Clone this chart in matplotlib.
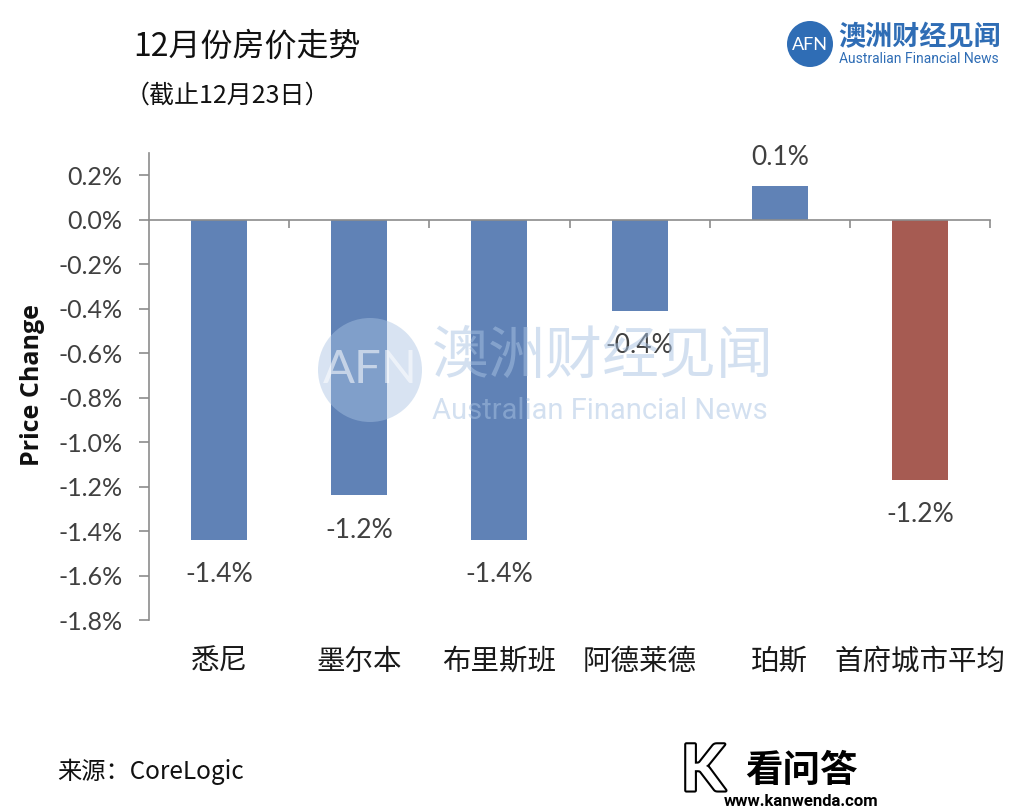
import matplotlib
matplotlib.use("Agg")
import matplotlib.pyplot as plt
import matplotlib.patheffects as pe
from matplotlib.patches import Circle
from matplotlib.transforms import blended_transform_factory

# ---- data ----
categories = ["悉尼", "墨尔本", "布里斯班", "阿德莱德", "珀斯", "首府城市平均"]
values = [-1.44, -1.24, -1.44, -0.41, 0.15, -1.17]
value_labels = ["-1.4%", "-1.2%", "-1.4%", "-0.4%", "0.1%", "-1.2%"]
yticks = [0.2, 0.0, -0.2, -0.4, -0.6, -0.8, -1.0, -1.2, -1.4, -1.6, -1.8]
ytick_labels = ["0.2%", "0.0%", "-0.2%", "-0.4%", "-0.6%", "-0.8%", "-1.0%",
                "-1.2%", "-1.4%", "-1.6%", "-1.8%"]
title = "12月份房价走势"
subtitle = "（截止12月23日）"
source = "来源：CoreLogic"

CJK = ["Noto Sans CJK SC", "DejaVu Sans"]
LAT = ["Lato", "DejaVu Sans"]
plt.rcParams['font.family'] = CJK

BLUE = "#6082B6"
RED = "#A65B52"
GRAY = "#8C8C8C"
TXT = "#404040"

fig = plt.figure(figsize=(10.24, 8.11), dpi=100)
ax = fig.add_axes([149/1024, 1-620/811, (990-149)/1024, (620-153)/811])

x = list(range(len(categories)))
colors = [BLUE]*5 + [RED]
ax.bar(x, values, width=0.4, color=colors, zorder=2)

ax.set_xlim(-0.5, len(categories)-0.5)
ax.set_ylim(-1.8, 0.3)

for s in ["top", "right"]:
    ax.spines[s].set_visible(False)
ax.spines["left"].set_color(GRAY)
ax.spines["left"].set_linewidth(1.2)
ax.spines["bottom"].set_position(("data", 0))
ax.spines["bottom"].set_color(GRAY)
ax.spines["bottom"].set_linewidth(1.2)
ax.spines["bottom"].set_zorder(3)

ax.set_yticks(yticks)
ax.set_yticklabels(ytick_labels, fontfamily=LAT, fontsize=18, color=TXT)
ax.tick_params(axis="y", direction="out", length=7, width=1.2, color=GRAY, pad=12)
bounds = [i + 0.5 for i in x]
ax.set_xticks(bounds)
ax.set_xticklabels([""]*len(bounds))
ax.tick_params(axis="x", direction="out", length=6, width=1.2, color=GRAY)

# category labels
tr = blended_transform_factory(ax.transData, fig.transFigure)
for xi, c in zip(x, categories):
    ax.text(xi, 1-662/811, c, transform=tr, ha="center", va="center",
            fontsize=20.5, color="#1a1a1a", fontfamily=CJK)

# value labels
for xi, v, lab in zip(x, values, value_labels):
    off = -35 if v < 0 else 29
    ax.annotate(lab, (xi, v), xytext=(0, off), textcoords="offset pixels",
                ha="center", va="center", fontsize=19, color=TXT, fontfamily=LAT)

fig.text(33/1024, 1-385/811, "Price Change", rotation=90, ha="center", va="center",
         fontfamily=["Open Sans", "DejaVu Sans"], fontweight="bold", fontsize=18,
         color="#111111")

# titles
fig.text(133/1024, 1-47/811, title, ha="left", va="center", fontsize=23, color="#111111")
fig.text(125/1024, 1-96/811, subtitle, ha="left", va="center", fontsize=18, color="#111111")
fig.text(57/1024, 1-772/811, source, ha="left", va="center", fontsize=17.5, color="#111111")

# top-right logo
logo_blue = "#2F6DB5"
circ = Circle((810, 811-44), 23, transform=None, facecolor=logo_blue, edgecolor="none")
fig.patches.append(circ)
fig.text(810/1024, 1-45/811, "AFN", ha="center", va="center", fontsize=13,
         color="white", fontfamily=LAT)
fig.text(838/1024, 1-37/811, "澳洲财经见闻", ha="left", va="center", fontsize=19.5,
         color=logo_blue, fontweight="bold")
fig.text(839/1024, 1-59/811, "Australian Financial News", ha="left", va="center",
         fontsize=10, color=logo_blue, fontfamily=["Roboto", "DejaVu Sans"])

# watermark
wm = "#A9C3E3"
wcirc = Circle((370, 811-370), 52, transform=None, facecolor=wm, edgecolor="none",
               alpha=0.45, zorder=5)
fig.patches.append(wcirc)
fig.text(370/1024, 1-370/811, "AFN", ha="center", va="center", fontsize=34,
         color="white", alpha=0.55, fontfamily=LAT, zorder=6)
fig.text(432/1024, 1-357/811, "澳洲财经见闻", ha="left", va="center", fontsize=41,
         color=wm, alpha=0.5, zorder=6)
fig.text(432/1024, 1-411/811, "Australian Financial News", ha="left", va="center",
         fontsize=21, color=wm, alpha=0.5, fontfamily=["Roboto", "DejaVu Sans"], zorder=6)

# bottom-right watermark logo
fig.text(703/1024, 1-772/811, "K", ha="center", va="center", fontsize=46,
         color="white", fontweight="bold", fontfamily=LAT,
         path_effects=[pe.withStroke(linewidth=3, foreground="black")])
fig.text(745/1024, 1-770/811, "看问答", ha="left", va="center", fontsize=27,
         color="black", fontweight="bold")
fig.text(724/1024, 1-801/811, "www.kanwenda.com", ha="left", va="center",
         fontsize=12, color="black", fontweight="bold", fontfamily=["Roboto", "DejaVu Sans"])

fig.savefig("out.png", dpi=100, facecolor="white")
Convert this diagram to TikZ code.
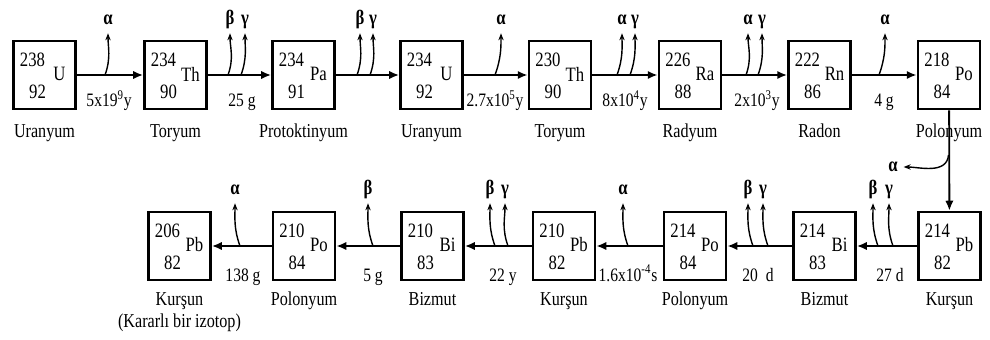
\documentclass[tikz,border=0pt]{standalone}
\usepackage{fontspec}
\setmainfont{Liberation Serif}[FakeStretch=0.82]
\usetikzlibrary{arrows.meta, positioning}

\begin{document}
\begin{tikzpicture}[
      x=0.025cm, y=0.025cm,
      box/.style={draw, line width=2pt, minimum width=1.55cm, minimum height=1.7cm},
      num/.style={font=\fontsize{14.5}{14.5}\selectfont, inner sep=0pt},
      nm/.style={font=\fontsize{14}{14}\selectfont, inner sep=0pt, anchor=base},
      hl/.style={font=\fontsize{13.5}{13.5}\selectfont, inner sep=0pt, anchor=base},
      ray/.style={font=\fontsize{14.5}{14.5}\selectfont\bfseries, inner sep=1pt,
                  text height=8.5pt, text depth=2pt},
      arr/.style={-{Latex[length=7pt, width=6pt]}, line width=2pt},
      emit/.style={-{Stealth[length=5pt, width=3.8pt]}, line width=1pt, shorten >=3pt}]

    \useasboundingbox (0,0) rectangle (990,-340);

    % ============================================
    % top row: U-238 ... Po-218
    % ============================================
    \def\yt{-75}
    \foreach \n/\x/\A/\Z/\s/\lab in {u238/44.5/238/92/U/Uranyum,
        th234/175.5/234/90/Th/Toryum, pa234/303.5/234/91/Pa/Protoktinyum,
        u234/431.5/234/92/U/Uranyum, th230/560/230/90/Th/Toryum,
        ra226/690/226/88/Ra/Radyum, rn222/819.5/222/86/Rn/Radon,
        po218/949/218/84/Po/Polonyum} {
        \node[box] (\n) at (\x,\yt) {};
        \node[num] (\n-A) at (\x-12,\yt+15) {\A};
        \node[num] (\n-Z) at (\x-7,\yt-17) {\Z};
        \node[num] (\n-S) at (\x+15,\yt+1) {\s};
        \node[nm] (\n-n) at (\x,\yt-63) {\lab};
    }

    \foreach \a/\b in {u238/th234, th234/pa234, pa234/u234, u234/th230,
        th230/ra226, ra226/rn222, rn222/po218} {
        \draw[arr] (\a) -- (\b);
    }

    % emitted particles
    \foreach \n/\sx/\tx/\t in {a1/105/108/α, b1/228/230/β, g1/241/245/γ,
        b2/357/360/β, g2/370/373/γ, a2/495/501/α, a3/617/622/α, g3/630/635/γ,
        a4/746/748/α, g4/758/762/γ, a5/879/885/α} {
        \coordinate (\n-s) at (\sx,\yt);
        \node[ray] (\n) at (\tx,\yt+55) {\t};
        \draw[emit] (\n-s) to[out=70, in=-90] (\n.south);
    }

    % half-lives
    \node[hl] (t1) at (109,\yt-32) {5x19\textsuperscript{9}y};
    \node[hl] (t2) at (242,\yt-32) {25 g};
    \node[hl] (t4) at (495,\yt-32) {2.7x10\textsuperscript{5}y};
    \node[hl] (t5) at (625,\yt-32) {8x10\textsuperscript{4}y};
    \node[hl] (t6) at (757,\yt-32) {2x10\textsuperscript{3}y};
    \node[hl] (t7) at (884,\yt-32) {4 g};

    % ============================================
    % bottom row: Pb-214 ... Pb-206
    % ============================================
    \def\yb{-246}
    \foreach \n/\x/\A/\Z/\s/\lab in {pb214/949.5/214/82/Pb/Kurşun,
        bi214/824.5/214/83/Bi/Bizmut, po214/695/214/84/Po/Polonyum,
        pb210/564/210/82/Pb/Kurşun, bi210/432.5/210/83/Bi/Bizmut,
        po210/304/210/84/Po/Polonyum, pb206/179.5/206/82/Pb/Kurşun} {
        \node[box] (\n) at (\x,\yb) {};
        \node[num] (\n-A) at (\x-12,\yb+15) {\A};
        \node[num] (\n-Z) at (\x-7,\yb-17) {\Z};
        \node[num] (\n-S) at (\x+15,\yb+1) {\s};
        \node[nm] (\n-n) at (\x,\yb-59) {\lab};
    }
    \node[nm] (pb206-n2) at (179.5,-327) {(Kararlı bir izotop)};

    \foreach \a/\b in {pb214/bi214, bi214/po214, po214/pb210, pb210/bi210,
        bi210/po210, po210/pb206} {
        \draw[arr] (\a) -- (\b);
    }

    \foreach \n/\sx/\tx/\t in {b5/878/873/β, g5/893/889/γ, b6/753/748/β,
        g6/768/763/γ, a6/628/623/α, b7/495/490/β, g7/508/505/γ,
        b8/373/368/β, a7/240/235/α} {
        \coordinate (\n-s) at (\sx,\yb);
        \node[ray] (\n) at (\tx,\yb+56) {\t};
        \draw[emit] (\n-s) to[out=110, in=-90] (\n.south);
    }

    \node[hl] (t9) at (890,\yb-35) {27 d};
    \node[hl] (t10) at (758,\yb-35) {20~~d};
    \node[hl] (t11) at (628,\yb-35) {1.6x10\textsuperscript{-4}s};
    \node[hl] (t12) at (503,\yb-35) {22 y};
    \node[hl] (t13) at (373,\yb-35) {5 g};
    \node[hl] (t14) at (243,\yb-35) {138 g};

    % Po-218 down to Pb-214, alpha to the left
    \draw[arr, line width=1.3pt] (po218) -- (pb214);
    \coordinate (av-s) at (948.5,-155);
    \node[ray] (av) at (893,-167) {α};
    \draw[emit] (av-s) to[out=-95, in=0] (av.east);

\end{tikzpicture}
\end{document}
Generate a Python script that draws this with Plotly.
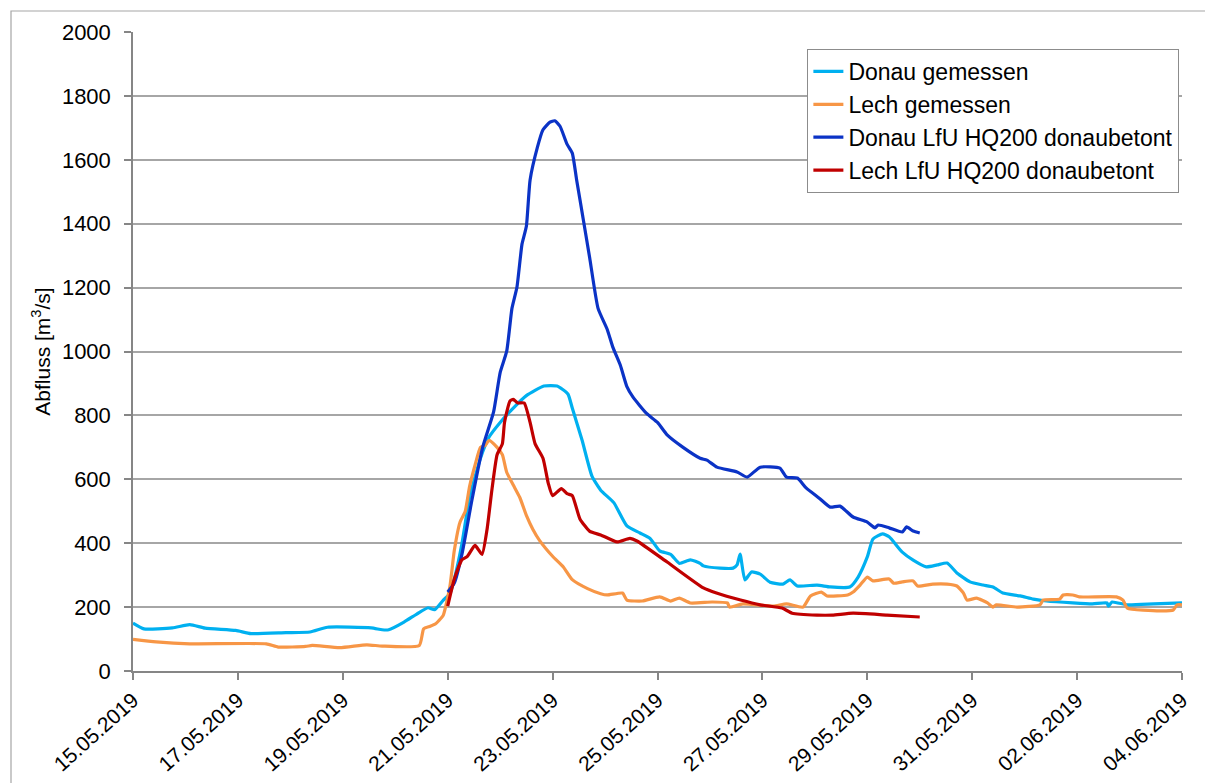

■ Written instruction: Reproduce the material above from its first line through the line containing "from matplotlib.transforms import", both ends included, and skip every picture.

■ Solution for this problem:
Clone this chart in matplotlib.
import matplotlib
matplotlib.use("Agg")
import matplotlib.pyplot as plt
import matplotlib.patheffects as pe
from matplotlib.patches import Circle
from matplotlib.transforms import blended_transform_factory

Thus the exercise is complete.